Human beings thrive on a good routine. Experts have many different methods for creating habits. Some of them say doing an activity for 21 days in a row will make it a habit. Others recommend setting clearly defined goals. But, what works for one person will not work for all. If you want to commit to exercising, schedule it as part of your daily routine.
Once you start getting into the routine of exercising, not quitting, never giving up, and always pushing on – things become a lot easier.
Did you receive any support from the Deposita team?
The support from Deposita was much more than I expected, to be quite honest. When I signed up for this race, I signed up from a personal perspective. I wanted to do this and for me, this was a bucket list kind of thing. So, when I was telling the guys at Deposita that this is what I was going to do, I didn’t think I would get the kind of support that I did.
From being a sponsor to allowing me the time to train – I don’t think I would have been able to do it without Deposita.
Sure, you can do the race with an average bike and equipment. But, it’s just like working on an old PC when you’re coding – you don’t realise how much better you can perform, until you get a new computer.
What is your next big challenge?
This is probably the only Munga I’ll be doing in a while, because it’s quite challenging.

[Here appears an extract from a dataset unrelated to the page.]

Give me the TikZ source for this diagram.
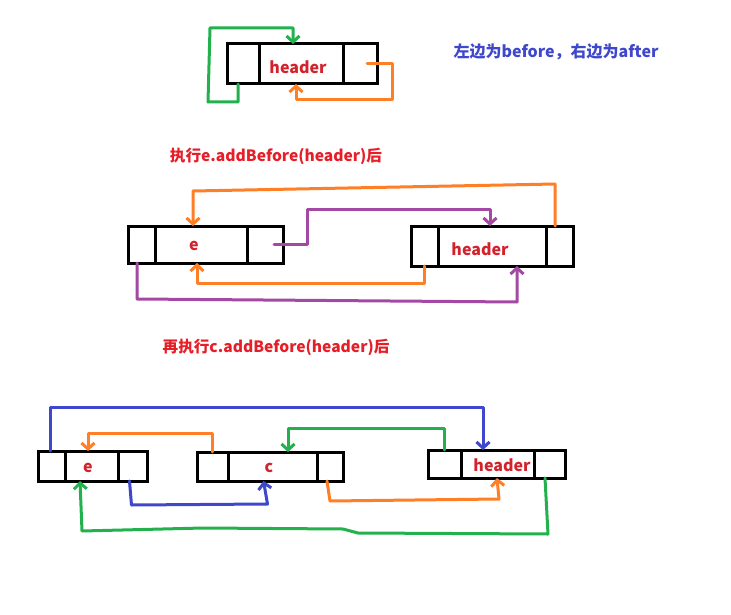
\documentclass[tikz,border=0pt]{standalone}
\usepackage{fontspec}
\setmainfont{Noto Sans CJK SC}
\usetikzlibrary{arrows.meta}
\definecolor{pgreen}{RGB}{34,177,76}
\definecolor{porange}{RGB}{255,127,39}
\definecolor{ppurple}{RGB}{163,73,164}
\definecolor{pblue}{RGB}{63,72,204}
\definecolor{pred}{RGB}{230,30,40}
\definecolor{lred}{RGB}{210,35,45}
\begin{document}
\begin{tikzpicture}[x=1pt,y=-1pt,
  cell/.style={draw=black,line width=3pt,inner sep=0pt,outer sep=0pt},
  lbl/.style={text=lred,font=\fontsize{16}{18}\selectfont\bfseries,inner sep=0pt},
  title/.style={text=pred,font=\fontsize{15.6}{18}\selectfont\bfseries,inner sep=0pt},
  note/.style={text=pblue,font=\fontsize{16}{18}\selectfont\bfseries,inner sep=0pt},
  link/.style={line width=3pt,line join=round,line cap=round,-{Straight Barb[length=6pt,width=13pt,line width=3pt]}}]
\useasboundingbox[fill=white] (0,0) rectangle (731,615);

% ---------- diagram 1 ----------
\node[cell,minimum width=32pt,minimum height=40pt] (d1l) at (243,64) {};
\node[cell,minimum width=84pt,minimum height=40pt] (d1m) at (301,64) {};
\node[cell,minimum width=34pt,minimum height=40pt] (d1r) at (360,64) {};
\node[lbl] (d1t) at (298,67) {header};
\draw[link,pgreen] ([xshift=-5pt]d1l.south) -- ++(0,18) -- ++(-30,0) -- ++(2,-74) -| ([xshift=-8pt]d1m.north);
\draw[link,porange] ([xshift=7pt]d1r.center) -- ++(25,0) -- ++(0,36) -| ([xshift=-5pt]d1m.south);
\node[note] (n1) at (556,52) {左边为before，右边为after};

% ---------- title 2 ----------
\node[title] (t2) at (276,156) {执行e.addBefore(header)后};

% ---------- diagram 2 ----------
\node[cell,minimum width=27pt,minimum height=37pt] (d2el) at (141.5,244.5) {};
\node[cell,minimum width=92pt,minimum height=37pt] (d2em) at (201,244.5) {};
\node[cell,minimum width=36pt,minimum height=37pt] (d2er) at (265,244.5) {};
\node[lbl] (d2et) at (194,246) {e};
\node[cell,minimum width=27pt,minimum height=40pt] (d2hl) at (424.5,246) {};
\node[cell,minimum width=108pt,minimum height=40pt] (d2hm) at (492,246) {};
\node[cell,minimum width=27pt,minimum height=40pt] (d2hr) at (559.5,246) {};
\node[lbl] (d2ht) at (480,249) {header};
\draw[link,porange] ([xshift=-4.5pt]d2hr.north) -- ++(0,-42) -- ++(-362,7) -- ([xshift=-8pt]d2em.north);
\draw[link,porange] (d2hl.south) -- ++(0,17) -| ([xshift=-4pt]d2em.south);
\draw[link,ppurple] ([xshift=9pt]d2er.center) -- ++(33,0) -- ++(0,-35) -| ([xshift=-2pt]d2hm.north);
\draw[link,ppurple] ([xshift=-4.5pt]d2el.south) -- ++(0,36) -- ++(380,3) -- ([xshift=25pt]d2hm.south);

% ---------- title 3 ----------
\node[title] (t3) at (276,347) {再执行c.addBefore(header)后};

% ---------- diagram 3 ----------
\node[cell,minimum width=27pt,minimum height=30pt] (d3el) at (51.5,466) {};
\node[cell,minimum width=53pt,minimum height=30pt] (d3em) at (91.5,466) {};
\node[cell,minimum width=29pt,minimum height=30pt] (d3er) at (132.5,466) {};
\node[lbl] (d3et) at (88,468) {e};
\node[cell,minimum width=31pt,minimum height=29pt] (d3cl) at (212.5,466.5) {};
\node[cell,minimum width=89pt,minimum height=29pt] (d3cm) at (272.5,466.5) {};
\node[cell,minimum width=26pt,minimum height=29pt] (d3cr) at (330,466.5) {};
\node[lbl] (d3ct) at (269,468) {c};
\node[cell,minimum width=33pt,minimum height=28pt] (d3hl) at (444.5,464) {};
\node[cell,minimum width=73pt,minimum height=28pt] (d3hm) at (497.5,464) {};
\node[cell,minimum width=31pt,minimum height=28pt] (d3hr) at (549.5,464) {};
\node[lbl] (d3ht) at (502,465) {header};
\draw[link,pblue] ([xshift=-1.5pt]d3el.north) -- ++(0,-44) -| ([xshift=-14.5pt]d3hm.north);
\draw[link,porange] (d3cl.north) -- ++(0,-19) -| ([xshift=-3.5pt]d3em.north);
\draw[link,pgreen] (d3hl.north) -- ++(0,-22) -| ([xshift=15.5pt]d3cm.north);
\draw[link,pblue] ([xshift=-3pt]d3er.south) -- ++(2,24) -- ++(136,-1) -- ([xshift=-9pt]d3cm.south);
\draw[link,porange] ([xshift=-3pt]d3cr.south) -- ++(3,20) -- ++(169,-2) -- ([xshift=-0.5pt]d3hm.south);
\draw[link,pgreen] ([xshift=-4.5pt]d3hr.south) -- ++(3,56) -- ++(-190,-1) -- ++(-15,-4) -- ++(-140,-1) -- ++(-121,3) -- ([xshift=-11.5pt]d3em.south);
\end{tikzpicture}
\end{document}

Work-wise, the nature of my work at Deposita is quite challenging too. Simply because we’re creating cash processing software where the margin for error is nil. And I think, as the head of software development, my new goal is to put a lot of effort into making that challenge less.
I firmly believe we can create a reality where people look at challenges and say, “No, that’s not such a big deal. This is really just an opportunity; a place for me to grow and become more than my previous best.”